April 6, 2012
By Peter Crimmins
Chea Kimny holds a photograph of her late husband, Chea Vichea, in a scene from the documentary "Who killed Chea Vichea?" (Photo courtesy of Loud Mouth Films)
The Peabody Award has been given to a Philadelphia filmmaker. The prestigious award for broadcasting journalism honored a low-budget documentary about the assassination of a Cambodian labor activist.
"Who Killed Chea Vichea?" is about the labor organizer of the title, assassinated in 2004. The making of the documentary was started literally the moment he was shot, as producer Bradley Cox just happened to be living in Phnom Penh, with a video camera, near the crime scene.
For the next seven years he and Philadelphia resident Rich Garella tracked popular outcry and the official government investigation, which Garella says was a cover-up.

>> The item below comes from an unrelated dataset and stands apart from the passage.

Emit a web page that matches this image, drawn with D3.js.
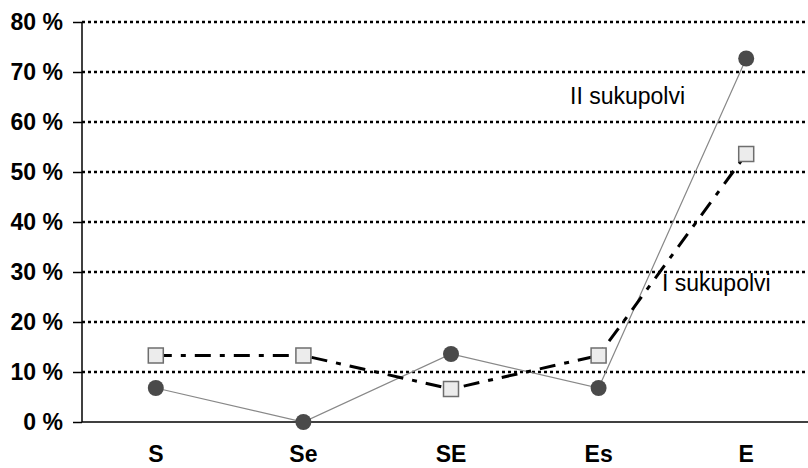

"The regime is the only beneficiary of the killing, the regime controls the police, it controls weapons, it controls the courts," said Garella. "As you see the movie, it is very difficult to escape the conclusion that the government was behind the killing."
Chea Vichea was an internationally recognized labor activist who organized hundreds of thousands of garment workers in Cambodian sweatshops. The two men arrested for his killing were widely seen as innocent scapegoats. After the documentary was made, they were released from prison but still officially regarded as guilty.
"When he was killed it was a huge message to political opposition members in Cambodia that, if Chea Vichea can be killed, you can be killed," said Garella.
"Who Killed Chea Vichea?" was made with roughly $300,000, a fraction of what a typical hour long documentary normally costs. It was broadcast on many PBS stations in 2011, including WHYY last May. It was banned in Cambodia.